The Allied Offensives in Spring 1917

  January 09, 2022   Read time 2 min
The Allied Offensives in Spring 1917
Using such techniques as these, the Allied High Command hoped that their offensives of 1917 would not repeat the disasters of the previous year. But the losses suffered at Verdun and on the Somme had eroded the confidence that the French and British governments had hitherto placed in their military leaders.

Joffre, as we have seen, had been replaced by Nivelle. Lloyd George did not quite dare do the same with Haig, but in a devious intrigue he subordinated him to French command—a manœuvre from which relations between British military and civilian leadership never recovered. Nivelle’s own optimism was not shared by his fellow-generals.

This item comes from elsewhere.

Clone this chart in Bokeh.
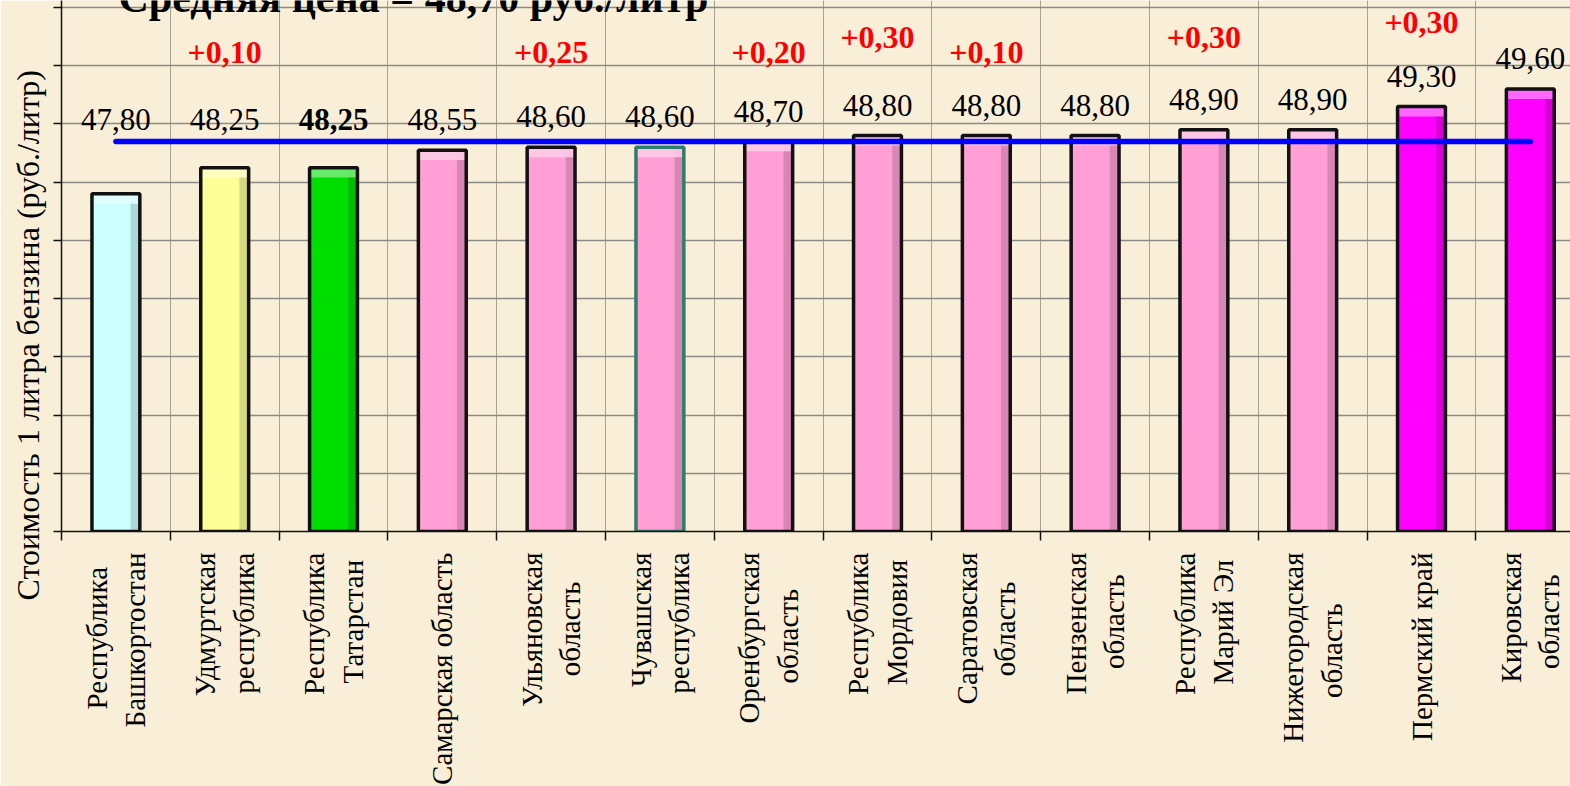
import math
from bokeh.plotting import figure
from bokeh.models import Range1d, FixedTicker, ColumnDataSource, Label, Title
from bokeh.core.properties import value, field
from bokeh.embed import file_html
from bokeh.resources import INLINE

# ---------------- data ----------------
regions = [
    "Республика\nБашкортостан",
    "Удмуртская\nреспублика",
    "Республика\nТатарстан",
    "Самарская область",
    "Ульяновская\nобласть",
    "Чувашская\nреспублика",
    "Оренбургская\nобласть",
    "Республика\nМордовия",
    "Саратовская\nобласть",
    "Пензенская\nобласть",
    "Республика\nМарий Эл",
    "Нижегородская\nобласть",
    "Пермский край",
    "Кировская\nобласть",
]
prices = [47.80, 48.25, 48.25, 48.55, 48.60, 48.60, 48.70, 48.80, 48.80, 48.80, 48.90, 48.90, 49.30, 49.60]
price_labels = ["47,80", "48,25", "48,25", "48,55", "48,60", "48,60", "48,70",
                "48,80", "48,80", "48,80", "48,90", "48,90", "49,30", "49,60"]
changes = ["", "+0,10", "", "", "+0,25", "", "+0,20", "+0,30", "+0,10", "", "+0,30", "", "+0,30", ""]
average_price = 48.70
title_text = "Средняя цена = 48,70 руб./литр"
y_title = "Стоимость 1 литра бензина  (руб./литр)"
y_ticks = list(range(42, 52))

# ---------------- styles ----------------
CYAN, YELLOW, GREEN, PINK, MAGENTA = "#CCFFFF", "#FFFF99", "#00DD00", "#FF9FD6", "#FF00FF"
bar_colors = [CYAN, YELLOW, GREEN] + [PINK] * 9 + [MAGENTA] * 2
outline_colors = ["#111111"] * 14
outline_colors[5] = "#2E7D6B"
label_styles = ["normal"] * 14
label_styles[2] = "bold"
change_rows = [0, 0, 0, 0, 0, 0, 0, 1, 0, 0, 1, 0, 2, 0]

FONT = "Liberation Serif"
BG = "#F9EFD8"
CAT_FONT_PX = 29

LEFT, FRAME_W, FRAME_H = 61, 1509, 531
PX_X = 108.8                       # pixels per category
Y0, PX_Y = 42.0, 58.22             # axis minimum and pixels per rouble
x_end = FRAME_W / PX_X
y_top = Y0 + FRAME_H / PX_Y


def ydata(py):
    return Y0 + (FRAME_H - py) / PX_Y


def xdata(px):
    return (px - LEFT) / PX_X


def mix(hexcol, other, t):
    a = [int(hexcol[i:i + 2], 16) for i in (1, 3, 5)]
    b = [int(other[i:i + 2], 16) for i in (1, 3, 5)]
    c = [round(a[k] + (b[k] - a[k]) * t) for k in range(3)]
    return "#%02x%02x%02x" % tuple(c)


# approximate Times/Liberation Serif advance widths (em) for centring two-line labels
_W = dict(zip("абвгдежзийклмнопрстуфхцчшщъыьэюя",
              [.444, .5, .472, .41, .5, .444, .691, .395, .535, .535, .486, .499, .633, .535, .5, .535,
               .5, .444, .437, .5, .648, .5, .535, .503, .77, .77, .517, .672, .456, .429, .747, .485]))
_W.update({"Б": .556, "К": .722, "М": .889, "Н": .722, "О": .722, "П": .722, "Р": .556, "С": .667,
           "Т": .611, "У": .7, "Ч": .667, "Э": .661, " ": .25})


def text_w(s):
    return sum(_W.get(ch, .5) for ch in s)


def centred(label):
    lines = label.split("\n")
    if len(lines) == 1:
        return label
    widest = max(text_w(s) for s in lines)
    out = []
    for s in lines:
        n = int(round((widest - text_w(s)) / 2 / 0.25))
        out.append(s + "\u00a0" * n)
    return "\n".join(out)


p = figure(frame_width=FRAME_W, frame_height=FRAME_H,
           x_range=Range1d(0, x_end), y_range=Range1d(Y0, y_top),
           output_backend="svg", toolbar_location=None,
           min_border_left=LEFT, min_border_right=0, min_border_top=0, min_border_bottom=10)
p.background_fill_color = BG
p.border_fill_color = BG
p.outline_line_color = None

xs = [i + 0.5 for i in range(len(prices))]
bounds_x = list(range(len(prices) + 1))

# x axis: labels at the bar centres, tick marks at category boundaries
p.xaxis.ticker = FixedTicker(ticks=xs, minor_ticks=bounds_x)
p.xaxis.major_label_overrides = {x: centred(name) for x, name in zip(xs, regions)}
p.xaxis.major_label_orientation = math.pi / 2
p.xaxis.major_label_text_font = FONT
p.xaxis.major_label_text_font_size = "%dpx" % CAT_FONT_PX
p.xaxis.major_label_text_color = "#000000"
p.xaxis.major_label_standoff = 12
p.xaxis.major_tick_line_color = None
p.xaxis.major_tick_out = 0
p.xaxis.major_tick_in = 0
p.xaxis.minor_tick_line_color = "#111111"
p.xaxis.minor_tick_line_width = 1.5
p.xaxis.minor_tick_out = 9
p.xaxis.minor_tick_in = 0

# y axis: ticks only
p.yaxis.ticker = FixedTicker(ticks=y_ticks)
p.yaxis.major_label_overrides = {t: " " for t in y_ticks}
p.yaxis.major_label_text_font_size = "1px"
p.yaxis.major_label_standoff = 0
p.yaxis.major_tick_line_color = "#111111"
p.yaxis.major_tick_line_width = 1.5
p.yaxis.major_tick_out = 8
p.yaxis.major_tick_in = 0
p.yaxis.minor_tick_line_color = None
for ax in (p.xaxis, p.yaxis):
    ax.axis_line_color = "#111111"
    ax.axis_line_width = 1.5

p.ygrid.grid_line_color = "#8a8a86"
p.ygrid.grid_line_width = 1.6
p.xgrid.ticker = FixedTicker(ticks=bounds_x)
p.xgrid.grid_line_color = "#555555"
p.xgrid.grid_line_width = 1
p.xgrid.grid_line_dash = "1 1"

# y-axis title (starts below the frame bottom, as in the original)
p.add_layout(Title(text=y_title, align="left", offset=-69, text_font=FONT,
                   text_font_size="32px", text_font_style="normal",
                   text_color="#000000", standoff=10), "left")

# bars
BW = 0.44
src = ColumnDataSource(dict(
    x=xs, top=prices, color=bar_colors, outline=outline_colors,
    light=[mix(c, "#FFFFFF", 0.45) for c in bar_colors],
    dark=[mix(c, "#000000", 0.28) for c in bar_colors],
    right_l=[x + BW / 2 - 0.085 for x in xs], right_r=[x + BW / 2 for x in xs],
    left_l=[x - BW / 2 for x in xs], left_r=[x + BW / 2 for x in xs],
    band_b=[t - 0.17 for t in prices],
    base=[Y0] * len(prices),
    label=price_labels, style=label_styles,
    label_y=[max(v, 48.55) + 0.52 for v in prices],
))
p.vbar(x="x", width=BW, bottom="base", top="top", source=src, fill_color="color", line_color=None)
p.quad(left="right_l", right="right_r", bottom="base", top="top", source=src,
       fill_color="dark", fill_alpha=0.55, line_color=None)
p.quad(left="left_l", right="left_r", bottom="band_b", top="top", source=src,
       fill_color="light", fill_alpha=0.9, line_color=None)
p.vbar(x="x", width=BW, bottom="base", top="top", source=src, fill_color=None,
       line_color="outline", line_width=3.5)

# average line
p.line(x=[xs[0], xs[-1]], y=[average_price, average_price], line_color="#0000FF",
       line_width=5.5, line_cap="round")

# value labels
p.text(x="x", y="label_y", text="label", source=src, text_font=value(FONT),
       text_font_size="31px", text_font_style=field("style"), text_color="#000000",
       text_align="center", text_baseline="middle")

# change labels
chg_idx = [i for i, c in enumerate(changes) if c]
chg_src = ColumnDataSource(dict(
    x=[xs[i] for i in chg_idx],
    y=[ydata(52) + change_rows[i] * 15 / PX_Y for i in chg_idx],
    text=[changes[i] for i in chg_idx],
))
p.text(x="x", y="y", text="text", source=chg_src, text_font=value(FONT),
       text_font_size="32px", text_font_style="bold", text_color="#FF0000",
       text_align="center", text_baseline="middle")

# chart title (cut by the top edge as in the original)
p.add_layout(Label(x=xdata(118), y=ydata(-3), text=title_text,
                   text_align="left", text_baseline="alphabetic",
                   text_font=FONT, text_font_size="42px", text_font_style="bold",
                   text_color="#000000"))

html = file_html(p, INLINE)
html = html.replace("</head>", "<style>html,body{margin:0;padding:0;overflow:hidden;}</style></head>", 1)
open("out.html", "w").write(html)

His political support was undermined by the overthrow of the French Premier Aristide Briand, whose successors had little confidence in Nivelle’s military plans. When on 16 April Nivelle launched his much-heralded offensive across the Aisne against the wooded heights of the Chemin des Dames, it was under the worst possible auspices. The Germans had received ample advance warning French plans had been disrupted by the German withdrawal to the Hindenburg line; and the weather was terrible. Instead of the promised breakthrough, there was a painful advance of a few miles that had to be called off after ten days, by which time the French had suffered over 130,000 casualties.

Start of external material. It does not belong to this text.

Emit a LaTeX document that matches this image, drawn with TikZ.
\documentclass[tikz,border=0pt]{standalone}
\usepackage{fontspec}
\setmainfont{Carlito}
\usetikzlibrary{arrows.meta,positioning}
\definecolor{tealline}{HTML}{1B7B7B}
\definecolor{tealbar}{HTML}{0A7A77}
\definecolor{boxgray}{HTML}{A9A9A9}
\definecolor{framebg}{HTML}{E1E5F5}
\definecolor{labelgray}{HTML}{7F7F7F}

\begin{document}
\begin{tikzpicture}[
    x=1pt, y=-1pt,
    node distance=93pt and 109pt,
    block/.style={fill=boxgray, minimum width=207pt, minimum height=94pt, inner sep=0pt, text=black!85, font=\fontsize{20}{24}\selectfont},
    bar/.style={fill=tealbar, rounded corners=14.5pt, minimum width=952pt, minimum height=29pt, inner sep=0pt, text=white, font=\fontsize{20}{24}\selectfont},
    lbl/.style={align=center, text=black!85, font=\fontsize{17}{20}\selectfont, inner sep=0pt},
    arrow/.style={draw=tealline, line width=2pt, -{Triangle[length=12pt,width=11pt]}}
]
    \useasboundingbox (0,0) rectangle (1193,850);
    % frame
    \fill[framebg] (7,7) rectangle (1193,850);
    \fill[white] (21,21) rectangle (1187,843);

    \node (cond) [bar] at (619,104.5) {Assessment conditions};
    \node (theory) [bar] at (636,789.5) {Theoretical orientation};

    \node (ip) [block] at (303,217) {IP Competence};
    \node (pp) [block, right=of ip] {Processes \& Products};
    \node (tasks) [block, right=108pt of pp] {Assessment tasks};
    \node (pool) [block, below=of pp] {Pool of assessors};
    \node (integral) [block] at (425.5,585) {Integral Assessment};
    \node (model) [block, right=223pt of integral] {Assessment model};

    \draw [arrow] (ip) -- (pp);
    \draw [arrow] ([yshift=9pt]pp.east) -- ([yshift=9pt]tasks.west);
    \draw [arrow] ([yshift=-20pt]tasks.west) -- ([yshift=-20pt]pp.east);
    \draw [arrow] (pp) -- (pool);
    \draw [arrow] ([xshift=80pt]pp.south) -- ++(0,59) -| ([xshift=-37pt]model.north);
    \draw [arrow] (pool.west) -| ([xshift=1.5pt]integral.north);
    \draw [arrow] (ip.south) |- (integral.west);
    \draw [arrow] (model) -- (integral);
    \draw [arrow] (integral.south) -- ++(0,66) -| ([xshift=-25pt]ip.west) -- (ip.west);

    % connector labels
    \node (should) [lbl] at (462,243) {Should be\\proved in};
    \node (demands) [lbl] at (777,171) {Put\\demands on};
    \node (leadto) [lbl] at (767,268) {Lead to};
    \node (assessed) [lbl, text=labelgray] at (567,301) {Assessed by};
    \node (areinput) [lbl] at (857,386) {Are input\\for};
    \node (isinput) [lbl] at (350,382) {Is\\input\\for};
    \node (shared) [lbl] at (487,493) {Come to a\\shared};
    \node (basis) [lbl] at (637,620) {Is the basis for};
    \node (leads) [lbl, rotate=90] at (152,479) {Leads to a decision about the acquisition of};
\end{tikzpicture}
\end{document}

Nivelle was replaced by Pétain, the hero of Verdun, but by now the French army had had enough. It collapsed, not so much into mutiny as into the equivalent of a civil strike, whole units refusing to obey orders and return to the front. Pétain gradually nursed it back to health with a minimum of severity, largely by improving its conditions and refraining from any major offensive actions, but the French army on the Western Front could make little further contribution for the remainder of the year.

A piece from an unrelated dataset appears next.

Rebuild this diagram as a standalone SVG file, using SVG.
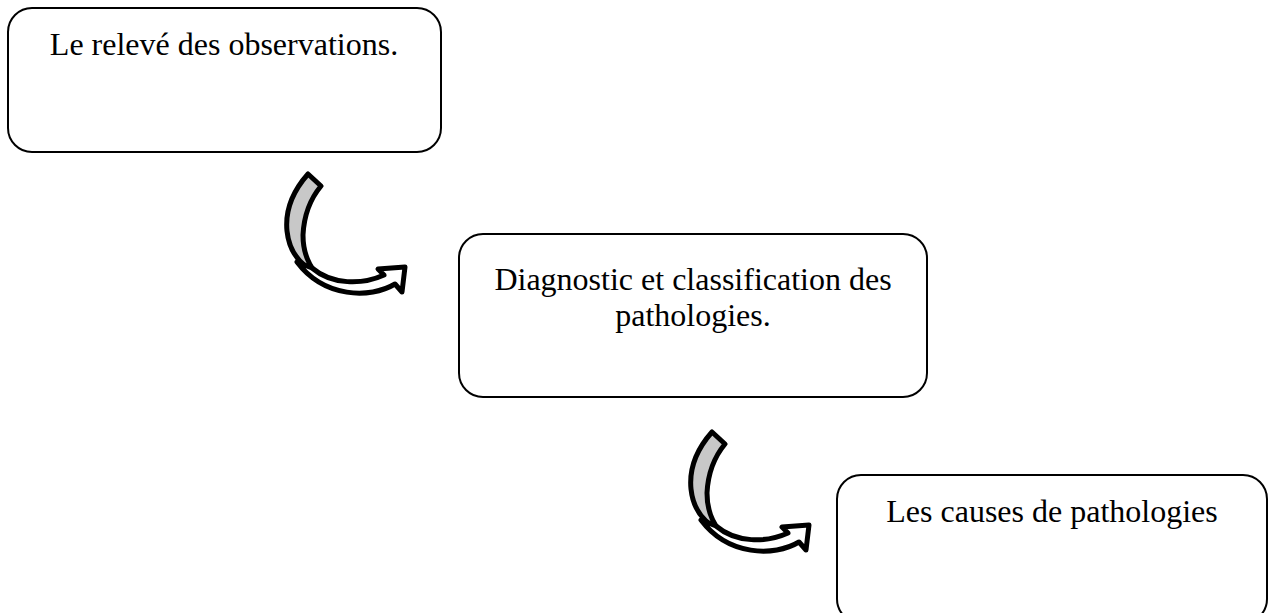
<svg xmlns="http://www.w3.org/2000/svg" width="1269" height="613" viewBox="0 0 1269 613">
<style>
.box{fill:#fff;stroke:#000;stroke-width:2}
.lbl{font-family:"Liberation Serif","Times New Roman",serif;font-size:32px;fill:#000;text-anchor:middle}
.crest{fill:#c8c8c8;stroke:#000;stroke-width:5;stroke-linejoin:round}
.band{fill:#fff;stroke:#000;stroke-width:5;stroke-linejoin:round}
</style>
<defs>
<g id="curvedArrow">
<path class="crest" d="M308,174 L321,186 C311,198 304,215 303,235 C303,250 307,262 315,272 C299,264 289,250 287,231 C285,211 293,191 308,174 Z"/>
<path class="band" d="M312,268 C332,285 362,285 384,275 L378,269 L405,267 L402,292 L395,284 C370,299 324,298 297,262 Z"/>
</g>
</defs>
<rect width="1269" height="613" fill="#fff"/>
<g id="connectors">
<use href="#curvedArrow"/>
<use href="#curvedArrow" transform="translate(404,258)"/>
</g>
<g id="node1">
<rect class="box" x="8" y="8" width="433" height="144" rx="24"/>
<text class="lbl" x="224" y="55">Le relevé des observations.</text>
</g>
<g id="node2">
<rect class="box" x="459" y="234" width="468" height="163" rx="24"/>
<text class="lbl" x="693" y="290">Diagnostic et classification des</text>
<text class="lbl" x="693" y="326">pathologies.</text>
</g>
<g id="node3">
<rect class="box" x="837" y="475" width="430" height="148" rx="24"/>
<text class="lbl" x="1052" y="522">Les causes de pathologies</text>
</g>
</svg>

The British did better—at least to begin with. A week before the opening of the French offensive across the Aisne they had attacked further east, at Arras. The first phase of the operation succeeded brilliantly, with Canadian troops seizing the dominating Vimy Ridge. Haig again hoped for a breakthrough, but the new German defences baffled him. The British offensive once more gradually slowed down until it was broken off at the end of May with a loss of a further 130,000 men. But there could be no question in Haig’s mind of suspending his attacks. By this time not only the French, but also the Russians, were hors de combat; no effective help would be forthcoming from the United States for another year; and, worst of all, the German submarine campaign seemed to be succeeding. As a wag put it at the time, ‘The question is, whether the British Army can win the war before the Navy loses it.’